Open CarloWood opened 1 year ago
All 632 (unique) symbols that are undefined start with _mlir_ciface_
*.
All 649 error lines containing 'undefined reference to' are of the following form:
^gpu_op_[a-z0-9_]*\.cc:(\.text\._Z[^+]*+0x[0-9a-f]*): undefined reference to `_mlir_ciface_[A-Za-z0-9_]*.$
showing that all undefined references come from files with a name like gpu_op_[a-z0-9_]*\.cc
.
All of which exclusively exist in build/tensorflow/tensorflow/core/kernels/mlir_generated/
.
196 of the errors are generated from gpu_op_cast.cc (the second one is gpu_op_relu.cc with 17 errors).

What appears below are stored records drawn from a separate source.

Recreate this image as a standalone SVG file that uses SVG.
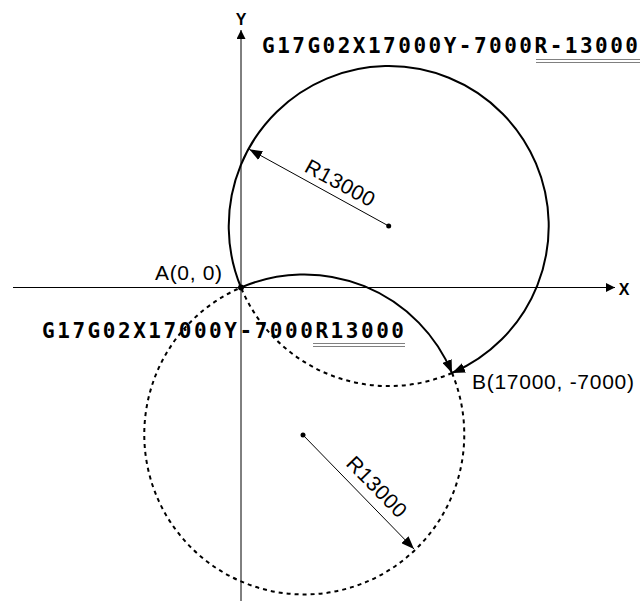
<svg xmlns="http://www.w3.org/2000/svg" width="641" height="603" viewBox="0 0 641 603">
<style>
.axis{stroke:#000;stroke-width:1;fill:none}
.arc{stroke:#000;stroke-width:2;fill:none}
.dash{stroke:#000;stroke-width:2;fill:none;stroke-dasharray:4 4}
.rad{stroke:#000;stroke-width:1;fill:none}
.lbl{font-family:"Liberation Sans",Arial,sans-serif;font-size:21px;fill:#000}
.ax{font-family:"Liberation Sans",Arial,sans-serif;font-size:16px;font-weight:bold;fill:#000}
.code{font-family:"DejaVu Sans Mono","Liberation Mono",monospace;font-size:21px;font-weight:bold;fill:#000}
.ul{stroke:#808080;stroke-width:1}
</style>
<defs>
<marker id="arr" markerUnits="userSpaceOnUse" markerWidth="14" markerHeight="10" refX="13" refY="5" orient="auto"><path d="M0,0 L13,5 L0,10 z" fill="#000"/></marker>
<marker id="axarr" markerUnits="userSpaceOnUse" markerWidth="9" markerHeight="9" refX="9" refY="4.5" orient="auto"><path d="M0,0 L9,4.5 L0,9 z" fill="#000"/></marker>
</defs>
<g id="axes">
<line class="axis" x1="13" y1="287.5" x2="615" y2="287.5" marker-end="url(#axarr)"/>
<line class="axis" x1="241" y1="601" x2="241" y2="30" marker-end="url(#axarr)"/>
<text class="ax" x="624" y="294.5" text-anchor="middle">X</text>
<text class="ax" x="241" y="24.5" text-anchor="middle">Y</text>
</g>
<g id="connectors">
<path class="dash" d="M452,373 A160,160 0 0 1 241,287.5"/>
<path class="dash" d="M452,373 A160,160 0 1 1 241,287.5"/>
<path class="arc" d="M241,287.5 A160,160 0 1 1 452,373" marker-end="url(#arr)"/>
<path class="arc" d="M241,287.5 A160,160 0 0 1 452,373" marker-end="url(#arr)"/>
<line class="rad" x1="388.7" y1="226" x2="249.3" y2="149.3" marker-end="url(#arr)"/>
<line class="rad" x1="303" y1="435" x2="414" y2="549" marker-end="url(#arr)"/>
</g>
<g id="centerUpper"><circle cx="388.7" cy="226" r="2.5" fill="#000"/>
<text class="lbl" transform="translate(333.3,195.3) rotate(28.7)" x="0" y="-7" text-anchor="middle" textLength="76">R13000</text></g>
<g id="centerLower"><circle cx="303" cy="435" r="2.5" fill="#000"/>
<text class="lbl" transform="translate(364.7,498.5) rotate(45.7)" x="0" y="-9.6" text-anchor="middle" textLength="76">R13000</text></g>
<g id="pointA"><circle cx="241" cy="287.5" r="3" fill="#000"/>
<text class="lbl" x="222" y="280" text-anchor="end" textLength="67">A(0, 0)</text></g>
<g id="pointB"><text class="lbl" x="472" y="389" textLength="162">B(17000, -7000)</text></g>
<g id="codeTop"><text class="code" x="262" y="52.5" textLength="376" lengthAdjust="spacing">G17G02X17000Y-7000R-13000</text>
<line class="ul" x1="536" y1="59.5" x2="640" y2="59.5"/><line class="ul" x1="536" y1="62.5" x2="640" y2="62.5"/></g>
<g id="codeBottom"><text class="code" x="42" y="338" textLength="362" lengthAdjust="spacing">G17G02X17000Y-7000R13000</text>
<line class="ul" x1="313" y1="343.5" x2="405" y2="343.5"/><line class="ul" x1="313" y1="346.5" x2="405" y2="346.5"/></g>
</svg>
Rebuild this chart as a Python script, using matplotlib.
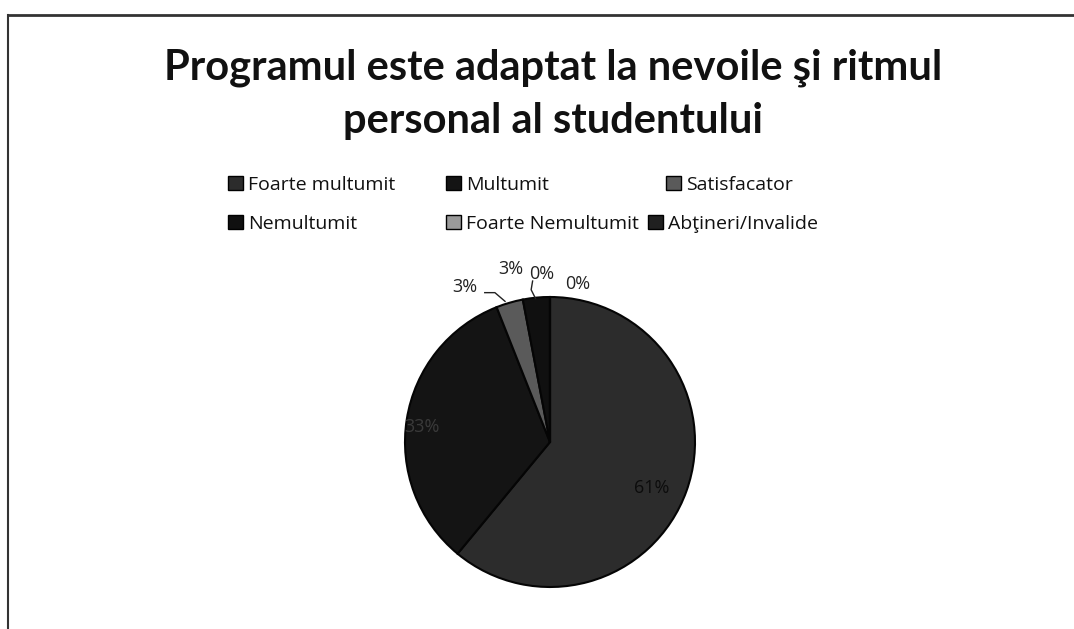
import matplotlib.pyplot as plt
from matplotlib.lines import Line2D
from matplotlib.patches import Patch

# date
categorii = ['Foarte multumit', 'Multumit', 'Satisfacator',
             'Nemultumit', 'Foarte Nemultumit', 'Abţineri/Invalide']
procente = [61, 33, 3, 3, 0, 0]
etichete = ['61%', '33%', '3%', '3%', '0%', '0%']

culori = ['#2c2c2c', '#141414', '#5a5a5a', '#101010', '#9a9a9a', '#202020']
culori_text = ['#0c0c0c', '#3a3a3a', '#222222', '#222222', '#222222', '#222222']

plt.rcParams['font.family'] = ['Lato', 'DejaVu Sans']

W, H = 1074, 629
fig = plt.figure(figsize=(W / 100, H / 100), dpi=100)
fig.patch.set_facecolor('white')

# chenarul graficului (scanat, se vede doar sus si stanga)
fig.add_artist(Line2D([8 / W, 1], [1 - 15 / H, 1 - 15 / H], color='#333333', lw=2))
fig.add_artist(Line2D([8 / W, 8 / W], [0, 1 - 15 / H], color='#333333', lw=1.5))

# titlu
fig.text(553 / W, 1 - 68 / H, 'Programul este adaptat la nevoile şi ritmul',
         ha='center', va='center', fontsize=30, fontweight='bold', color='#111111')
fig.text(553 / W, 1 - 121 / H, 'personal al studentului',
         ha='center', va='center', fontsize=30, fontweight='bold', color='#111111')

# pie
cx, cy, r = 550, 442, 145
ax = fig.add_axes([(cx - r) / W, (H - cy - r) / H, 2 * r / W, 2 * r / H])
wedges, _ = ax.pie(procente, colors=culori, startangle=90, counterclock=False,
                   radius=1, wedgeprops=dict(edgecolor='#050505', linewidth=1.5))
ax.set_xlim(-1, 1)
ax.set_ylim(-1, 1)
ax.set_aspect('equal')
ax.axis('off')

# etichete procente
poz_etichete = [(0.70, -0.32), (-0.88, 0.10), (-0.59, 1.07),
                (-0.27, 1.19), (-0.06, 1.16), (0.19, 1.09)]
for (x, y), t, c in zip(poz_etichete, etichete, culori_text):
    ax.text(x, y, t, ha='center', va='center', fontsize=13, color=c,
            family=['Open Sans', 'DejaVu Sans'], clip_on=False)

# linii de legatura
ax.plot([-0.45, -0.38, -0.31], [1.03, 1.03, 0.97], color='#222222', lw=1, clip_on=False)
ax.plot([-0.12, -0.13, -0.10], [1.11, 1.05, 0.99], color='#222222', lw=1, clip_on=False)

# legenda (fiecare intrare pozitionata ca in Excel)
poz_legenda = [(228, 185), (446, 185), (666, 185),
               (228, 224), (446, 224), (648, 224)]
for j, (x, y) in enumerate(poz_legenda):
    h = Patch(facecolor=culori[j], edgecolor='#000000', label=categorii[j])
    fig.legend(handles=[h], loc='center left', bbox_to_anchor=(x / W, 1 - y / H),
               frameon=False, handlelength=0.75, handleheight=0.75,
               handletextpad=0.3, borderpad=0, borderaxespad=0,
               labelcolor='#111111',
               prop=dict(family=['Open Sans', 'DejaVu Sans'], size=14))

fig.savefig('out.png', dpi=100)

The only file with only a single error are gpu_op_logical_and.cc
, gpu_op_logical_not.cc
and gpu_op_logical_or.cc
.
These three files use GENERATE_BINARY_GPU_KERNEL and REGISTER_GPU_KERNEL_NO_TYPE_CONSTRAINT each once.
From which it seems that GENERATE_BINARY_GPU_KERNEL
and GENERATE_UNARY_GPU_KERNEL
--- OR REGISTER_GPU_KERNEL_NO_TYPE_CONSTRAINT
produces an error.
The files that generate two errors are: gpu_op_angle.cc
, gpu_op_complex_abs.cc
, gpu_op_complex.cc
, gpu_op_conj.cc
, gpu_op_imag.cc
, gpu_op_polygamma.cc
, gpu_op_real.cc
and gpu_op_zeta.cc
.
From which it seems that an error is produced by
REGISTER_COMPLEX_GPU_KERNEL
,
GENERATE_AND_REGISTER_UNARY_GPU_KERNEL
and
GENERATE_AND_REGISTER_BINARY_GPU_KERNEL
.
To make a long story short, it seems that the problem comes from the use of macros that use the macro MLIR_FUNCTION defined in tensorflow/tensorflow/core/kernels/mlir_generated/base_op.h
:
#define MLIR_FUNCTION(tf_op, platform, input_type, output_type) \
_mlir_ciface_##tf_op##_##platform##_##input_type##_##output_type
and well in particular:
GENERATE_UNARY_KERNEL3
, GENERATE_BINARY_KERNEL3
and GENERATE_TERNARY_KERNEL3
which are more or less similar, so l lets just look at one:
#define GENERATE_UNARY_KERNEL3(tf_op, platform, input_type, output_type, casted_input_type, casted_output_type)
which produces code like (I did some formatting):
extern "C" void MLIR_FUNCTION(tf_op, platform, input_type, output_type) // <-- Undefined reference.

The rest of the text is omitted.